Rome, May 7 (IANS/AKI) Italy's President Sergio Mattarella on Monday began a final round of talks with party leaders aimed at forming a coalition government after the inconclusive March 4 national election led to political deadlock.
Mattarella on Monday held final talks with the conservative coalition - including Forza Italia, the far-right League party and the rightwing Brothers of Italy party - as well as with the populist Five-Star Movement, the centre-left Democratic Party and other Italian parties.
He was due to wrap up consultations with a meeting with the lower house of parliament Speaker Roberto Fico and with Senate speaker Maria Elisabetta Alberti Casellati, according to a schedule published on the presidential palace website.
If Monday's talks fail, Mattarella is expected to propose a transitional government, most likely led by a non-political figure. Such an executive would be tasked with approving the 2019 budget before new elections are held, probably in the autumn, according to analysts.
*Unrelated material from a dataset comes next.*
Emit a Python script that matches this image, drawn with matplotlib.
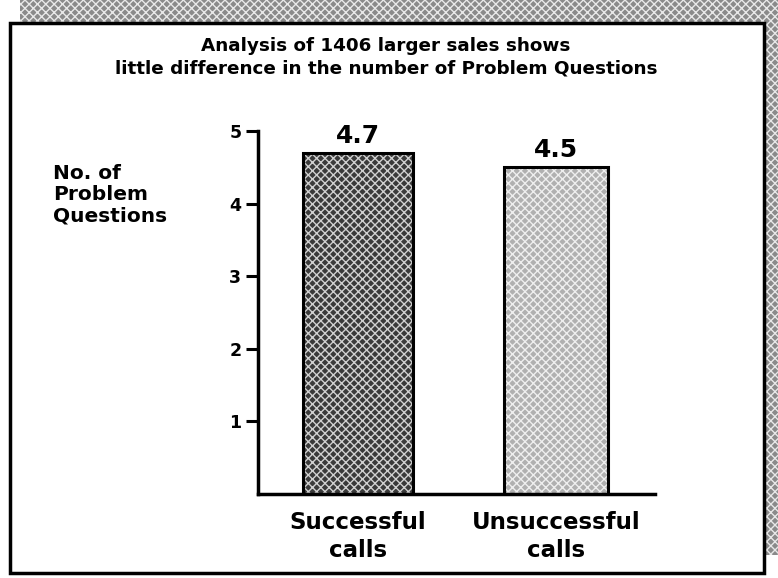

Successive rounds of talks held by Mattarella, Fico and Casellati with Italy's main political forces since the March poll collapsed amid increasingly fractious stalemate and a mesh of seemingly irreconcilable demands.
However, Forza Italia party and its coalition allies oppose a caretaker cabinet and want to try and muster a parliamentary majority, party sources told AKI after their talks with Mattarella.
Luigi Di Maio, leader of Five-Star - Italy's largest party since the March 4 national vote - has demanded fresh elections be held in July if Mattarella fails to broker an agreement to form a viable government.
Mattarella is seeking to end two months of increasingly fractious political deadlock amid a web of apparently irreconcilable political demands after the March vote led to a hung parliament and several earlier rounds of talks collapsed.